A Alma de um Povo

Estamos em ano de festas, já se sentem o bulício e a ansiedade no ar e para entrar também eu no espírito, vou deixar aqui um texto que escrevi há já mais de uma década (creio que por ocasião da edição de 2000 das Festas do Povo) e que foi publicado no jornal Mais Alentejo, que entretanto passou a revista. A foto é de 2004 e embora seja minha, foi feita ao serviço do Município de Campo Maior, pelo que já a devem ter visto por aí algumas vezes.

A Alma de um Povo

Diz a canção que “Numa manhã de Setembro a vila acorda mais bela”, mas por razões que não se compadecem com a tradição, as últimas edições das Festas do Povo ou das Flores ou ainda dos Artistas, trouxeram de volta a Primavera a Campo Maior no final de Agosto.

Caiam-se as casas, marcam-se os lugares dos paus cujo papel é servir de esqueleto a toda a estrutura e dá-se forma às últimas folhas de papel de onde nascerão as flores que atraem as multidões. As Festas são do Povo, porque é o Povo que lhes dá o maior contributo. Sacrificam as merecidas horas de descanso para dar forma às flores e demais arranjos sem os quais Campo Maior não se poderia transformar, da noite para o dia, no mais belo dos jardins.

Tudo começa em Janeiro (ou antes), elege-se o “cabeça de rua” (personagem encarregada de organizar os trabalhos), faz-se o esboço da obra, escolhe-se a cor do papel e enceta-se o trabalho. Ao serão, depois de jantar, juntam-se em casa de uma das vizinhas. Graúdos e miúdos dobram, cortam e colam papel e, por entre as conversas de ocasião e os comentários à telenovela, inicia-se a magia. Nasce uma rosa, floresce uma tulipa, cresce uma oliveira. Tudo peças únicas. Feitas quase em série, iguais à primeira vista, mas únicas, cada qual traz o cunho de quem as fez, com as mãos e com o coração.
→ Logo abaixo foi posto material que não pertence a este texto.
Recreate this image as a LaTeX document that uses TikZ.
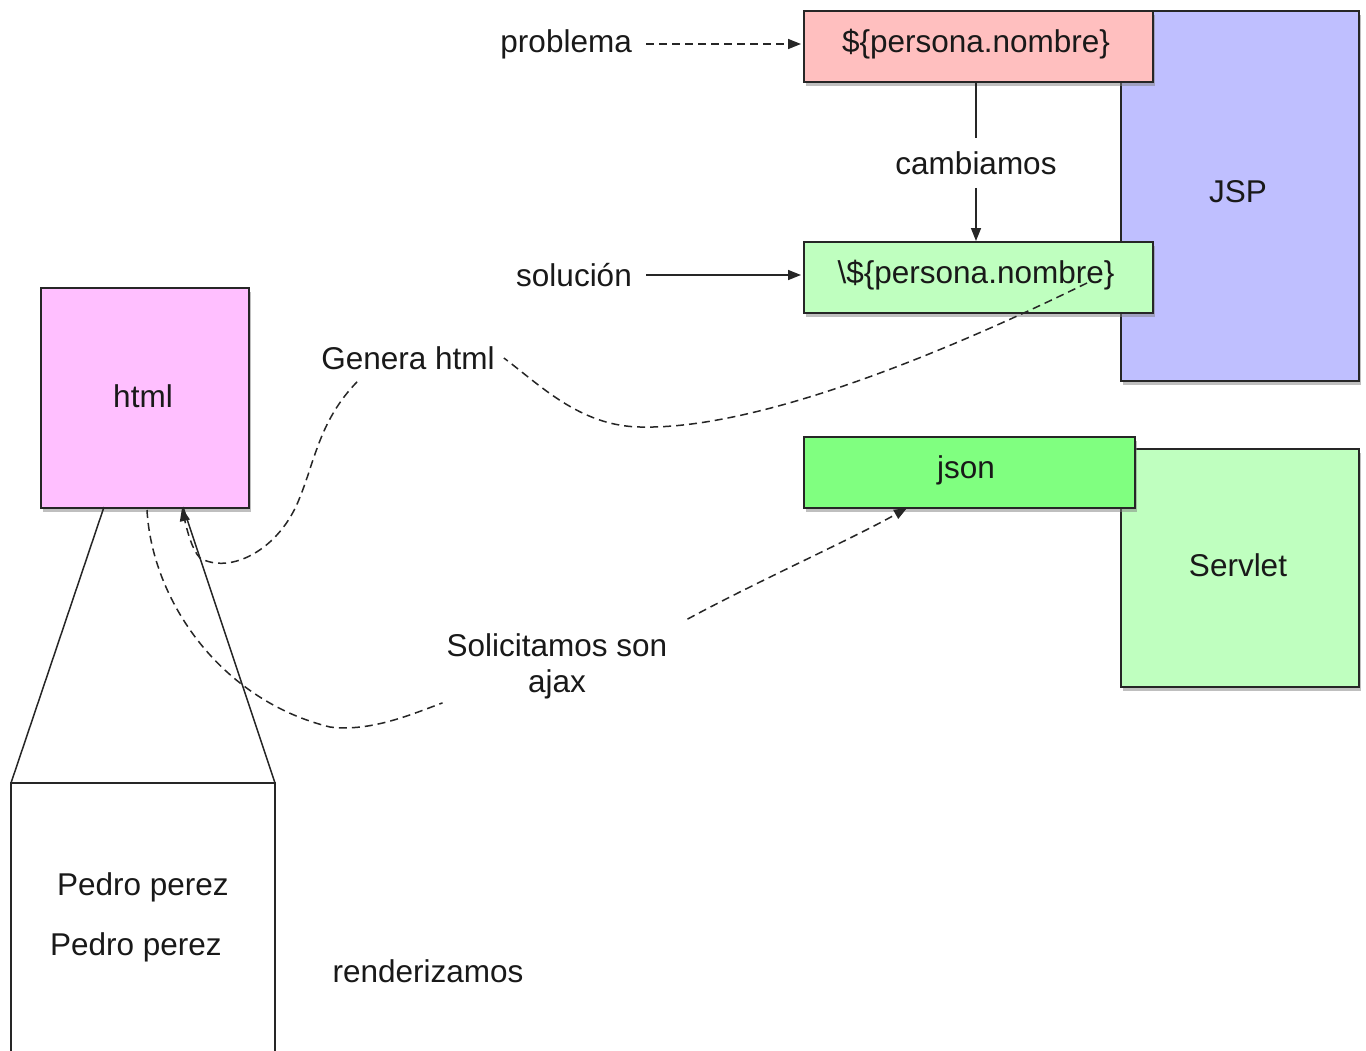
\documentclass[tikz,border=0pt]{standalone}
\usepackage{fontspec}
\setmainfont{Liberation Sans}
\usetikzlibrary{arrows.meta,shadows}
\definecolor{redfill}{HTML}{FFBFBF}
\definecolor{bluefill}{HTML}{BFBFFF}
\definecolor{greenfill}{HTML}{BFFFBF}
\definecolor{pinkfill}{HTML}{FFBFFF}
\definecolor{jsonfill}{HTML}{80FF80}
\begin{document}
\begin{tikzpicture}[x=1pt,y=-1pt,
  box/.style={draw=black!85, line width=1.7pt, rectangle, inner sep=0pt, anchor=north west,
    font=\fontsize{31.5}{36}\selectfont,
    drop shadow={shadow xshift=2.5pt, shadow yshift=-4pt, opacity=0.5}},
  lbl/.style={font=\fontsize{31.5}{36}\selectfont, inner sep=4pt, text=black!90},
  conn/.style={line width=1.5pt, draw=black!85},
  dashconn/.style={conn, dash pattern=on 8pt off 5pt},
  tip/.style={-{Triangle[length=13pt,width=10pt]}}
]
\useasboundingbox (0,0) rectangle (1366,1050);
\fill[white] (0,0) rectangle (1366,1050);

% JSP and Servlet (behind)
\node[box, fill=bluefill, minimum width=238pt, minimum height=370pt] (jsp) at (1120,10) {};
\node[lbl] (jsplbl) at (1238,192) {JSP};
\node[box, fill=greenfill, minimum width=238pt, minimum height=238pt] (servlet) at (1120,448) {};
\node[lbl] (servletlbl) at (1238,565) {Servlet};

% front boxes
\node[box, fill=redfill, minimum width=349pt, minimum height=71pt] (pers) at (803,10) {};
\node[lbl] (perslbl) at (976,44) {\$\{persona.nombre\}};
\node[box, fill=greenfill, minimum width=349pt, minimum height=71pt] (sol) at (803,241) {};
\node[lbl] (sollbl) at (976,275) {\textbackslash\$\{persona.nombre\}};
\node[box, fill=jsonfill, minimum width=331pt, minimum height=71pt] (json) at (803,436) {};
\node[lbl] (jsonlbl) at (966,470) {json};
\node[box, fill=pinkfill, minimum width=208pt, minimum height=220pt] (html) at (40,287) {};
\node[lbl] (htmllbl) at (143,396) {html};

% labels
\node[lbl, anchor=east] (prob) at (636,44) {problema};
\node[lbl, anchor=east] (solu) at (636,275) {solución};
\node[lbl, fill=white, inner ysep=13pt] (camb) at (976,163) {cambiamos};
\node[lbl] (gen) at (408,358) {Genera html};
\node[lbl, align=center] (solic) at (557,666) {Solicitamos son\\ajax};
\node[lbl] (render) at (428,971) {renderizamos};
\node[lbl] (pedro1) at (143,887) {Pedro perez};
\node[lbl] (pedro2) at (136,947) {Pedro perez};

% connectors top
\draw[dashconn, tip, shorten <=5pt, shorten >=2pt] (pers.west |- perslbl) ++(-162,0) coordinate (ps) -- (pers.west |- perslbl);
\draw[conn, tip, shorten <=5pt, shorten >=2pt] (sol.west |- sollbl) ++(-162,0) coordinate (ss) -- (sol.west |- sollbl);
\draw[conn] (pers.south -| camb) -- (camb.north);
\draw[conn, tip] (camb.south) -- (sol.north -| camb);

% zoomed-out rendered box
\coordinate (tl) at (11,783);
\coordinate (tr) at (275,783);
\coordinate (bl) at (11,1056);
\coordinate (br) at (275,1056);
\coordinate (hl) at (104,507);
\coordinate (hr) at (183,507);
\draw[conn] (bl) -- (tl) -- (tr) -- (br);
\draw[conn] (hl) -- (tl);
\draw[conn] (tr) -- (hr);

% Genera html curve
\coordinate (gstart) at (1087,283);
\coordinate (gend) at (182,508);
\draw[dashconn] (gstart) .. controls (950,350) and (760,430) .. (640,427)
   .. controls (580,426) and (540,385) .. ([xshift=5pt]gen.east);
\draw[dashconn, tip] (gen.south west) ++(40,8) .. controls (320,420) and (315,460) .. (300,497)
   .. controls (280,550) and (230,575) .. (200,558)
   .. controls (192,550) and (187,530) .. (gend);

% Solicitamos curve
\coordinate (sstart) at (147,510);
\coordinate (jtarget) at (907,508);
\draw[dashconn] (sstart) .. controls (152,600) and (220,700) .. (330,727)
   .. controls (370,732) and (410,715) .. (solic.south west);
\draw[dashconn, tip] (solic.north east) ++(16,-10) .. controls (760,580) and (850,540) .. (jtarget);
\end{tikzpicture}
\end{document}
A agitação é muita, o cansaço também e por vezes surge o medo de não ter tudo pronto para a noite da “enrramação”. Mas é assim mesmo, as pessoas há já muito que estão habituadas a sofrer na pele o nervosismo e as noites mal dormidas que as Festas trazem consigo, no entanto também trazem a alegria de ver o encanto nos rostos dos forasteiros, maravilhados com tamanha manifestação de arte popular. Sentir que o seu trabalho é reconhecido e elogiado é a única recompensa para quem deixou um pouco de si em cada flor a que deu forma. Vem ao de cima um povo orgulhoso e, porque não, vaidoso, uma vaidade consentida por quem aprecia o mundo de sonhos em que entrou e, há que dize-lo, mais do que merecida.

Desde o mais pequeno dos pormenores até à mais elaborada entrada de cada rua, tudo isto nos transporta para um mundo feito com papel e com os sonhos de um povo. Pela originalidade, pela beleza, pela poesia, pela arte, por tudo isto e por muito mais vale a pena assistir ao espectáculo que são estas Festas, únicas no mundo, mas portuguesas, com certeza.